5/23/2009

Loneliness Part. 4


Bazen kendimizi şu durumda bulabiliyoruz.

Herşeye boşvermiş. Sadece tek bir noktaya odaklanmış. Diğer düşüncelerden kaçıp olabildiğince uzaklara gitme içgüdüsü. Bir insan için bundan daha kolay bir iş yoktur. Savaşamayacağını anladığı anda uzaklaşmak. Hiçbirşey olmamış gibi hayatına devam etmek. Taa ki o tekrardan herşey yüzüne vurulduğu zaman.

Yağmurlu bir havada yanında kimse olmadan bomboş bir şekilde denize doğru bakmak. Gözünden akan onca damlayı hangi birine yetişebilirim ki düşüncesiyle silme isteği. En sonunda etrafındaki insanlara aldırmadan da rahat bir şekilde ağlamak. Neye ağladığın veya ileride neye ağlayacağın umrunda bile değil. Sadece içinden geçtiği gibi yaşıyorsun. Bu ne derece hayatını düzene sokmanı sağlayacak belli değil. Belki bazı insanlar seni çok sevecek ve senin hep yanında olacaklar. Belki de hiçkimse yanına bile yaklaşmayacak. Elini tutabileceğin gözlerine bakabileceğin bir sıcaklık olmayacak belki yanında. Herşey bu değil hoş sohbetiyle seni mutlu edebilecek bir dostun bile olmayacak yanında. Zaten ağlamaya başladığında anlayacaksın ki herşeyi sen kurdun. Etrafındaki herşey sen doğduğunda önceden birisi tarafından hazırlanmamıştı. Bütün dostluklarını, aşklarını, nefretlerini sen kurdun. Hepsinin bağlantısı sensin. Sonradan farkedeceksin ki ağlamak bir şey değilmiş. ağlamak ve gülmek kadar doğal ne var ki?

Bütün güzel duyguları karartabilecek düşünceler var dünya üzerinde. Misal kafanı kaldırdığında yağmur damlalarının yüzüne vurduğunu göreceksin. Daha da güzeli hissedeceksin. Onun seni terk ettiğini ve bir daha geri gelmeyeceğini farkedeceksin. Artık arkadaşlarının seni eskisi gibi değerli görmediğini anlayacaksın. Tıpkı sabah uyandığında yüzüne soğuk suyu vurman gibi veya kafan güzel olduğu zaman dirilmek suratına vurulan tokat gibi. Yüzüne vuran yağmur damlaları seni mutlu edebilecek ve belki de seni bu düşüncelerden sonsuza kadar uzaklaştırabilecekti.
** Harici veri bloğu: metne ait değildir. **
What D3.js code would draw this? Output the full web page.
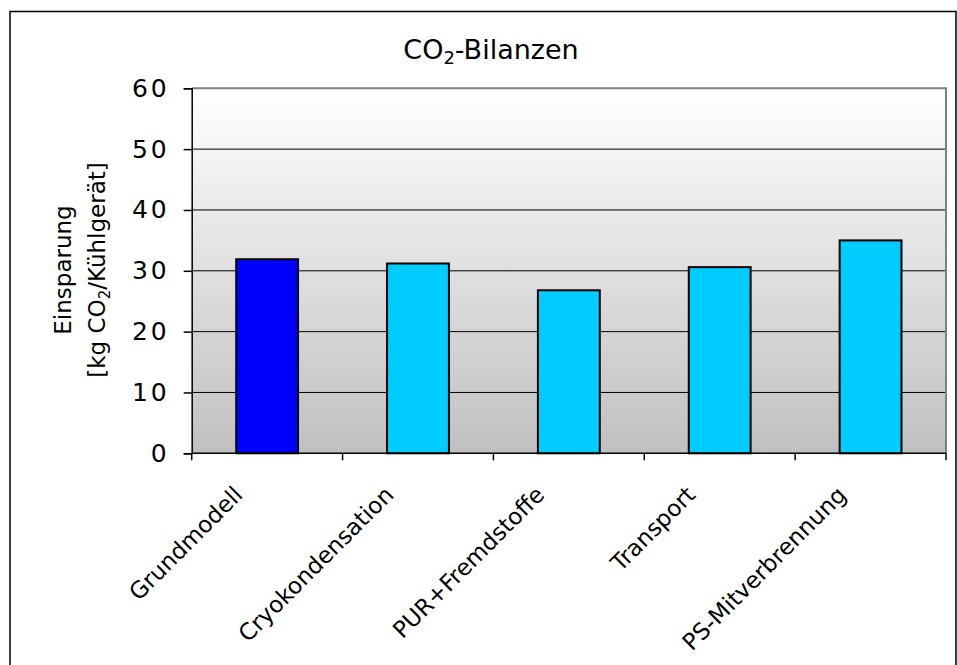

Belki bütün kötü düşüncelerini vücudundan arındırıp mazgaldan aşağıya doğru akarak yok edecekti. Veya bütün kötü düşüncelerin tıpkı deniz gibi içinde birikerek seni boğacaktı.

Kafanı kaldırdığın zaman gözyaşlarını gene silmek isteyeceksin. Garip bir his içini kaplayacak belki de daha önceden farketmediğin. Ağladığını sanıyorsun ama orada durduğun dakikadan beridir yüzündeki sildiğin şeyler gözyaşların değildi. Başkalarının üzerine bıraktığı yağmur damlaları. Silmeye devam ettiğin sürece yenisi gelecek buna alışsan iyi olur. Çünkü onları da sen yarattın.